An Examination of Bees, Pesticides and PR


Environmental Commentary by Liza Field

Humans want the sweet life. It’s an endearing, useful instinct that has kept our kind—like nectar-seeking bees—alive through the ages.

But today, our sweet tooth appears ready to kill us off—along with those bees.

It's not just about corn syrup sodas, funnel cakes and diabetes, but also a mental blip.

We humans (unlike bees) have the unique cognitive ability to remove our platefuls of reality from their larger context and cling to them, with no regard for the whole.

So it’s easy for us, if ungrounded in larger wisdom, to believe the sweetness-and-light we crave can be sustained exclusive of any darker reality or any sobering responsibility for a world more ancient and profound than a short, sugar high.

This mental disconnect works great for advertisers. And not just the ones promoting the Big-Swig-and-fries combo.

Our sweet tooth is gullible to an abundance of denial-marketing and go-back-to-sleep assurances disguised as journalism, think-tank assessments and “we-care” nonprofits.

These op-eds, reports and pundits assure us, for example, that our various environmental crises are mere illusions—“alarmist junk science,” “dubious at best.” Really there’s no problem with water contamination, chemical toxins or declining species; everything's great!

The bliss craver in the human mind wants to agree, escape the bitter tonic of bad news and go back to sweeter scenarios.

It’s how Big Tobacco deceived smokers for decades, funding pseudo-research and think tanks to tell people nicotine was benign—indeed, part of a balanced lifestyle!

The results of those sweet assurances were bitter, as many smokers obligingly ignored the “junk science,” continued the habit and died prolonged, difficult deaths.

Sugar-coat news has become an expert marketing ploy. Today, it’s at work for another nicotine-based business—pesticides.

Named for their key ingredient, “neonicotinoids” (or “neonics”) are the most commonly used pesticide in the world. Growing criticism has called for their ban, as mounting research continues implicating them in the planet’s alarming bee declines.

Contact with this insect-neurotoxin can kill bees directly. But lesser amounts, distributed throughout a plant and its blooms, will scramble a bee’s brain and nervous system, leaving it unable to navigate back to its hive and weakening its immunity.

Compounding the problem, neonics persist for years in soil. They get continually taken up by plants, where they bloom into more sweet-looking toxic lures for pollinators.

Grub-killing lawn treatments often contain neonics that saturate soils, poisoning many beneficial organisms, including firefly larvae and beetles. The pesticide then gets absorbed by clover, violets and other blooming plants that kill pollinators as well.

Neonics also leach into waterways, killing aquatic life. And a study conducted by renowned toxicologist Pierre Mineau, who included the industry’s own unpublished research in his review, found neonics deadly to birds.

In 2013, the European Commission banned three neonics pesticides and is reviewing others.
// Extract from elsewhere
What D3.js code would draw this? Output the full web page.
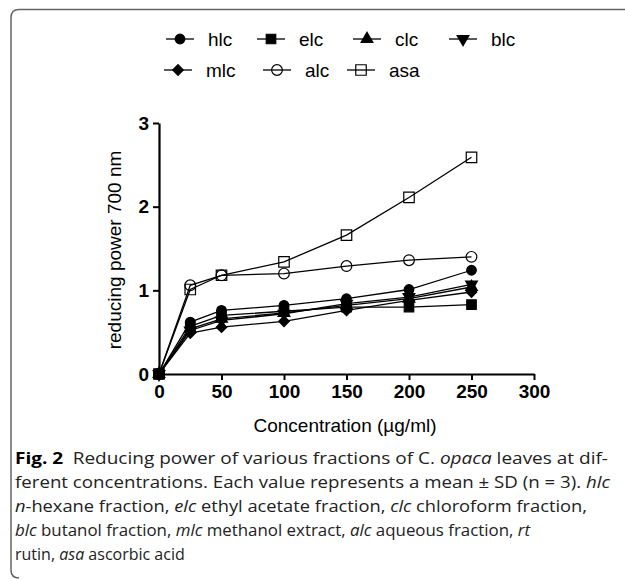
<!DOCTYPE html>
<html>
<head>
<meta charset="utf-8">
<script src="https://cdn.jsdelivr.net/npm/d3@7"></script>
<style>
  body { margin: 0; background: #fff; }
  svg { display: block; }
</style>
</head>
<body>
<svg id="chart" width="625" height="579"></svg>
<script>
// concentrations (µg/ml)
var concentrations = [0, 25, 50, 100, 150, 200, 250];

// reducing power at 700 nm
var hlc = [0, 0.62, 0.76, 0.82, 0.90, 1.01, 1.24];
var elc = [0, 0.57, 0.70, 0.75, 0.80, 0.80, 0.83];
var clc = [0, 0.54, 0.66, 0.73, 0.82, 0.90, 1.04];
var blc = [0, 0.52, 0.64, 0.72, 0.84, 0.92, 1.07];
var mlc = [0, 0.49, 0.56, 0.63, 0.76, 0.88, 0.98];
var alc = [0, 1.06, 1.18, 1.20, 1.29, 1.36, 1.40];
var asa = [0, 1.01, 1.18, 1.34, 1.66, 2.11, 2.59];

var seriesNames = ["hlc", "elc", "clc", "blc", "mlc", "alc", "asa"];
var seriesValues = [hlc, elc, clc, blc, mlc, alc, asa];

var xTicks = [0, 50, 100, 150, 200, 250, 300];
var yTicks = [0, 1, 2, 3];

var svg = d3.select("#chart");

/** marker per series */
var markers = {
	hlc: { type: d3.symbolCircle, size: 72, fill: "#000", rotate: 0 },
	elc: { type: d3.symbolSquare, size: 90, fill: "#000", rotate: 0 },
	clc: { type: d3.symbolTriangle, size: 60, fill: "#000", rotate: 0 },
	blc: { type: d3.symbolTriangle, size: 60, fill: "#000", rotate: 180 },
	mlc: { type: d3.symbolSquare, size: 56, fill: "#000", rotate: 45 },
	alc: { type: d3.symbolCircle, size: 90, fill: "none", rotate: 0 },
	asa: { type: d3.symbolSquare, size: 110, fill: "none", rotate: 0 }
};

function drawMarker(g, name, cx, cy){
	var m = markers[name];
	g.append("path")
	.attr("d", d3.symbol().type(m.type).size(m.size)())
	.attr("transform", "translate(" + cx + "," + cy + ") rotate(" + m.rotate + ")")
	.attr("fill", m.fill)
	.attr("stroke", "#000")
	.attr("stroke-width", 1.2);
}

// frame around figure + caption
svg.append("path")
.attr("d", "M625,9.5 H19 Q11,9.5 11,17.5 V570 Q11,578 19,578")
.attr("fill", "none")
.attr("stroke", "#666")
.attr("stroke-width", 1.5);

// scales
var x = d3.scaleLinear().domain([0, 300]).range([159, 534]);
var y = d3.scaleLinear().domain([0, 3]).range([374, 123]);

// axes
var xAxis = svg.append("g")
.attr("transform", "translate(0," + y(0) + ")")
.call(d3.axisBottom(x).tickValues(xTicks).tickFormat(d3.format("d"))
	.tickSize(6).tickSizeOuter(0).tickPadding(5));

var yAxis = svg.append("g")
.attr("transform", "translate(" + x(0) + ",0)")
.call(d3.axisLeft(y).tickValues(yTicks).tickFormat(d3.format("d"))
	.tickSize(6).tickSizeOuter(0).tickPadding(4));

[xAxis, yAxis].forEach(function(a){
	a.select(".domain").attr("stroke", "#000").attr("stroke-width", 2.2);
	a.selectAll(".tick line").attr("stroke", "#000").attr("stroke-width", 2);
	a.selectAll(".tick text")
	.attr("fill", "#000")
	.style("font-family", "'Liberation Sans', Arial, sans-serif")
	.style("font-weight", "bold")
	.style("font-size", "19px");
});

// axis titles
svg.append("text")
.attr("x", 345).attr("y", 432)
.attr("text-anchor", "middle")
.style("font-family", "'Liberation Sans', Arial, sans-serif")
.style("font-size", "19px")
.text("Concentration (\u00b5g/ml)");

svg.append("text")
.attr("transform", "translate(121,250) rotate(-90)")
.attr("text-anchor", "middle")
.style("font-family", "'Liberation Sans', Arial, sans-serif")
.style("font-size", "19px")
.text("reducing power 700 nm");

// series lines and markers
var line = d3.line()
.x(function(d, i){ return x(concentrations[i]); })
.y(function(d){ return y(d); });

var plot = svg.append("g");
seriesNames.forEach(function(name, k){
	var vals = seriesValues[k];
	plot.append("path")
	.attr("d", line(vals))
	.attr("fill", "none")
	.attr("stroke", "#000")
	.attr("stroke-width", 1.3);
	vals.forEach(function(v, i){
		drawMarker(plot, name, x(concentrations[i]), y(v));
	});
});

// legend
var legendPos = [
	[180, 39], [271, 39], [367, 39], [463, 39],
	[178, 70], [277, 70], [361, 70]
];
var legend = svg.append("g");
seriesNames.forEach(function(name, k){
	var p = legendPos[k];
	legend.append("line")
	.attr("x1", p[0] - 14).attr("x2", p[0] + 14)
	.attr("y1", p[1]).attr("y2", p[1])
	.attr("stroke", "#000").attr("stroke-width", 1.3);
	drawMarker(legend, name, p[0], p[1]);
	legend.append("text")
	.attr("x", p[0] + 28).attr("y", p[1] + 7)
	.style("font-family", "'Liberation Sans', Arial, sans-serif")
	.style("font-size", "19px")
	.text(name);
});

// caption
var captionLines = [
	[["b", "Fig. 2"], ["n", "\u2002Reducing power of various fractions of "], ["n", "C. "], ["i", "opaca"], ["n", " leaves at dif-"]],
	[["n", "ferent concentrations. Each value represents a mean \u00b1 SD (n = 3). "], ["i", "hlc"]],
	[["i", "n"], ["n", "-hexane fraction, "], ["i", "elc"], ["n", " ethyl acetate fraction, "], ["i", "clc"], ["n", " chloroform fraction,"]],
	[["i", "blc"], ["n", " butanol fraction, "], ["i", "mlc"], ["n", " methanol extract, "], ["i", "alc"], ["n", " aqueous fraction, "], ["i", "rt"]],
	[["n", "rutin, "], ["i", "asa"], ["n", " ascorbic acid"]]
];
var captionWidths = [593, 595, 572, 515, null];

var caption = svg.append("g")
.style("font-family", "'Open Sans', 'Noto Sans', sans-serif")
.style("font-size", "16px")
.attr("fill", "#222");

captionLines.forEach(function(parts, i){
	var t = caption.append("text")
	.attr("x", 15)
	.attr("y", 464 + i * 24);
	if ( captionWidths[i] !== null )
		t.attr("textLength", captionWidths[i]).attr("lengthAdjust", "spacingAndGlyphs");
	parts.forEach(function(p){
		var s = t.append("tspan").text(p[1]);
		if ( p[0] === "b" ) s.style("font-weight", "bold").attr("fill", "#000");
		if ( p[0] === "i" ) s.style("font-style", "italic");
	});
});
</script>
</body>
</html>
Beekeepers, gardeners and environmental groups have called for the EPA to do likewise.

Home Depot announced in June that it will begin requiring its nursery suppliers to label neonics-contaminated plants by the fourth quarter of this year. It is looking into eliminating them altogether.

Pesticide giants Bayer, Monsanto and Syngenta are also taking action—not by dropping the neonics but changing public opinion about them.

All three companies have been gifting universities and bee researchers with sizable donations to sweeten the research pot and better direct its focus away from these pesticides.

Monsanto, whose agricultural seeds are coated in neonics, formed an official Honey Bee Advisory Council, its board helpfully stacked with Monsanto executives.

Meanwhile, the Bayer Bee Care Tour vehicle, full of attractive, flowery brochures, has been traveling to ag forums and universities across the United States.

These handouts explain why bees’ real problem isn’t pesticides but rather the Varroa mite—which Bayer is working to eliminate with a new pesticide.

The consistent, appealing message is that the public can relax and lie back among the flowers; pesticide makers have the bee problem covered.

“Not to worry,” Mr. Bumble the beekeeper tells little Toby, in Bayer’s charming children’s book, “Toby and the Bees.”

As the wise authority figure, Mr. Bumble waves off Toby’s childish concerns about bee health. The bees’ only problem is the mite, which Mr. Bumble can helpfully exterminate with “special medicine.”

It makes for a happy ending—and a sweet bedtime story. So do most ads, PR talk and political assurances geared to send stirred-up people back to sleep.

But maybe it’s not the right time on the planet for humans to be asleep—much less agreeing to such a profound lights out.

Liza Field teaches in Virginia. Distributed by Bay Journal News Service.